Scott Sumner and other Market Monetarists forcefully argue that monetary policy can and should be used to return nominal GDP (NGDP) to it’s pre-crisis growth path. In the US that is around 5% yearly NGDP growth from a level 12-14% above the present level.
However, so far the Market Monetarist arguments have failed to convince central bankers to use monetary policy to close the NGDP gap (that is to return NGDP to its pre-crisis growth path).
In my view there are four overall reasons for that (To Scott: none of them are stupidity). These four reasons are all variations of what Milton Friedman termed the Tyranny of the Status Quo – policy makers tend to prefer what they know contrary to the unknown even though the unknown might actually work better.
Market Monetarists argue that there is no liquidity trap in the Keynes-Krugman sense, but I would argue that there is what we could call an institutional liquidity trap which is to blame for the continued status quo in monetary policy.
The institutional liquidity trap can be found in four versions:
1) Currency union
2) Fixed exchange rate policies
3) Foreign currency lending
4) “Bubble paranoia”
Obviously, if a country is in a currency union it can naturally not pursue an independent monetary policy without leaving the currency union. So even if the solution (if such a thing exists…) for Greece is a massive loosening of monetary policy to lift NGDP back to the pre-crisis growth path then that is not possible given Greece’s euro membership.
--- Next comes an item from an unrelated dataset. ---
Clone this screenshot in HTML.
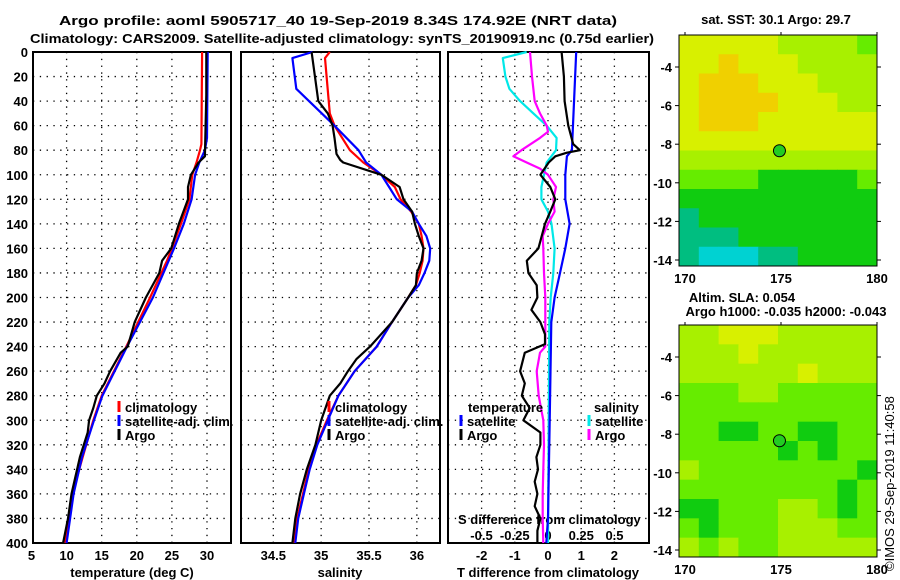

Similar institutional restrictions on monetary policies exist in countries with fixed exchange rate policies in place – countries like Lithuania or Latvia. A fixed exchange rate policy is easier to give up than membership of a currency union, but for countries like Lithuania and Latvia the fixed exchange rate policies have a quasi-constitutional status, which is after all why these policies have successfully remained in place for now nearly two decades in the Baltic countries (Estonia has joined the euro).
A third and also challenging restriction on monetary policy is the widespread existence of foreign currency lending in certain countries in especially Central and Eastern Europe. Central bankers in countries like Hungary and Romania where foreign currency lending (in especially Swiss franc) is widespread rightly or wrongly feel that they cannot loosen monetary policy and weaken the currency without endangering financial sector stability as a weaker currency would sharply increase household and corporate debt levels.
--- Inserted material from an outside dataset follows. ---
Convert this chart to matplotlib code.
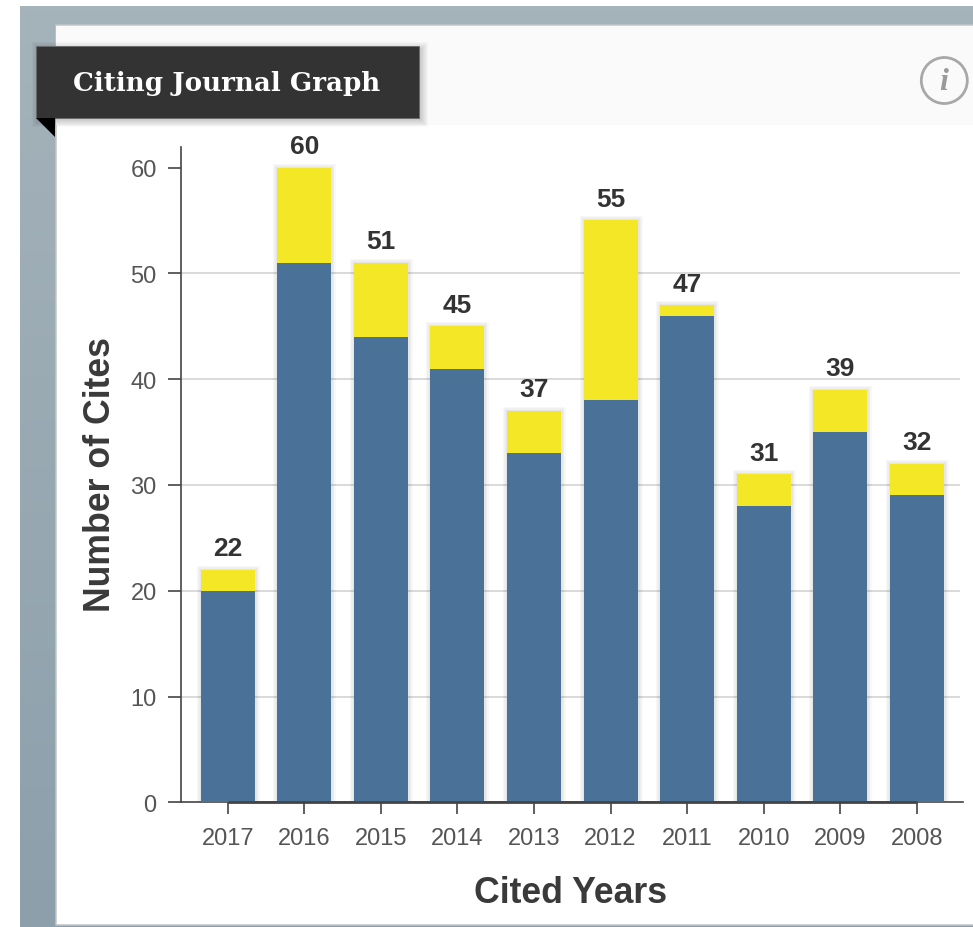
import numpy as np
import matplotlib
matplotlib.use("Agg")
import matplotlib.pyplot as plt
from matplotlib.patches import Rectangle, Polygon, Circle

years = ["2017", "2016", "2015", "2014", "2013", "2012", "2011", "2010", "2009", "2008"]
lower = [20, 51, 44, 41, 33, 38, 46, 28, 35, 29]
upper = [2, 9, 7, 4, 4, 17, 1, 3, 4, 3]
totals = [22, 60, 51, 45, 37, 55, 47, 31, 39, 32]
y_ticks = [0, 10, 20, 30, 40, 50, 60]
grid_lines = [10, 20, 30, 40, 50]

W, H = 973, 928
plt.rcParams['font.family'] = ['Liberation Sans', 'DejaVu Sans']

fig = plt.figure(figsize=(W / 100, H / 100), dpi=100, facecolor="white")

# background in pixel coordinates
bg = fig.add_axes([0, 0, 1, 1], zorder=0)
bg.axis("off")

# grey page behind the panel, slightly darker to the bottom
grad = np.linspace(0, 1, 256).reshape(-1, 1)
grey = matplotlib.colors.LinearSegmentedColormap.from_list("g", ["#a5b3ba", "#8c9fab"])
bg.imshow(grad, extent=(20, W, H, 7), aspect="auto", cmap=grey, zorder=0)
bg.set_xlim(0, W)
bg.set_ylim(H, 0)

bg.add_patch(Rectangle((55.5, 26), W - 55, 899.5, fc="white", ec="#c2c6c8", lw=1.1, zorder=1))
bg.add_patch(Rectangle((56, 27), W - 56, 99, fc="#fafafa", ec="none", zorder=1))

# title ribbon with soft shadow
for d in range(9, 0, -1):
    bg.add_patch(Rectangle((38 - d + 3, 49 - d + 3), 381 + 2 * d - 3, 70 + 2 * d - 3,
                           fc="black", ec="none", alpha=0.025, zorder=2))
bg.add_patch(Rectangle((36, 47), 383, 72, fc="#333333", ec="#6a6a6a", lw=0.6, zorder=3))
bg.add_patch(Polygon([(36, 119), (55, 119), (55, 138)], closed=True, fc="black", ec="none", zorder=3))
bg.text(227, 83, "Citing Journal Graph", color="white", fontsize=18.8, fontweight="bold",
        family=["DejaVu Serif"], ha="center", va="center", zorder=4)

# info icon
bg.add_patch(Circle((944.3, 81.5), 23, fc="none", ec="#a8a8a8", lw=2, zorder=3))
bg.text(944, 82, "i", color="#9a9a9a", fontsize=23, fontweight="bold", fontstyle="italic",
        family=["Liberation Serif"], ha="center", va="center", zorder=4)

# chart, positioned on the pixels of the plot area
left, right, top, bottom = 181, 963, 147.5, 803.3
step = 76.55
first = 227.8
ax = fig.add_axes([left / W, 1 - bottom / H, (right - left) / W, (bottom - top) / H], zorder=2)
ax.patch.set_alpha(0)

x = np.arange(len(years))
bar_w = 54 / step

ax.set_xlim((left - first) / step, (right - first) / step)
ax.set_ylim(0, (bottom - top) / 10.58)

ax.hlines(grid_lines, ax.get_xlim()[0], (960 - first) / step, color="#cfcfcf", lw=1.1, zorder=1)

# soft halo around the columns
for lw, a in [(6.5, 0.03), (4.5, 0.04), (2.5, 0.05)]:
    ax.bar(x, totals, width=bar_w, color="none", edgecolor=(0.2, 0.2, 0.2, a), linewidth=lw, zorder=2)
ax.bar(x, lower, width=bar_w, color="#4a7299", zorder=3)
ax.bar(x, upper, bottom=lower, width=bar_w, color="#f4e826", zorder=3)

for xi, t in zip(x, totals):
    ax.text(xi, t + 0.9, str(t), ha="center", va="bottom", fontsize=19,
            fontweight="bold", color="#333333", zorder=4)

ax.set_xticks(x)
ax.set_xticklabels(years)
ax.set_yticks(y_ticks)

for s in ["top", "right"]:
    ax.spines[s].set_visible(False)
for s in ["left", "bottom"]:
    ax.spines[s].set_color("#444444")
    ax.spines[s].set_linewidth(1.2)
ax.plot([x[0], x[-1]], [0, 0], color="#444444", lw=2.0, clip_on=False, zorder=5, solid_capstyle="butt")

ax.tick_params(axis="both", labelsize=17, labelcolor="#555555", color="#444444", width=1.2)
ax.tick_params(axis="x", length=8.6, pad=9)
ax.tick_params(axis="y", length=9.5, pad=8)

bg.text(571, 894, "Cited Years", fontsize=25.7, fontweight="bold", color="#3a3a3a", ha="center", va="center")
bg.text(101, 475, "Number of Cites", fontsize=25.7, fontweight="bold", color="#3a3a3a",
        rotation=90, ha="center", va="center")

fig.savefig("out.png", dpi=100)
Finally, from a Market Monetarist perspective the most frustrating institutional liquidity trap is what we could term Bubble paranoia. Even the most diehard Market Monetarist will acknowledge that the three institutional limits described above can be hard to get around, but in many countries such restrictions on monetary policy do not exist. Rather the restrictions primarily exist in the heads of policy makers. It is very common these days that central bankers around the world will warn against low interest rates on the grounds that there is a risk of new bubbles emerging. In fact no fear seems to bigger among central bankers these days than the fear of bubbles. Paradoxically enough back in 2005-7 very few central bankers seemed to think monetary policies had become overly loose. Now it is all many central bankers can talk about.
So even if Scott Sumner is right on the medicine (NGDP path level targeting etc.) then there are four institutional liquidity traps, which limits central bankers to follow Scott’s advice. Therefore, it might be time for Market Monetarist to consult public choice theorists (and maybe even psychologists!) on how to convince central bankers to do the right thing.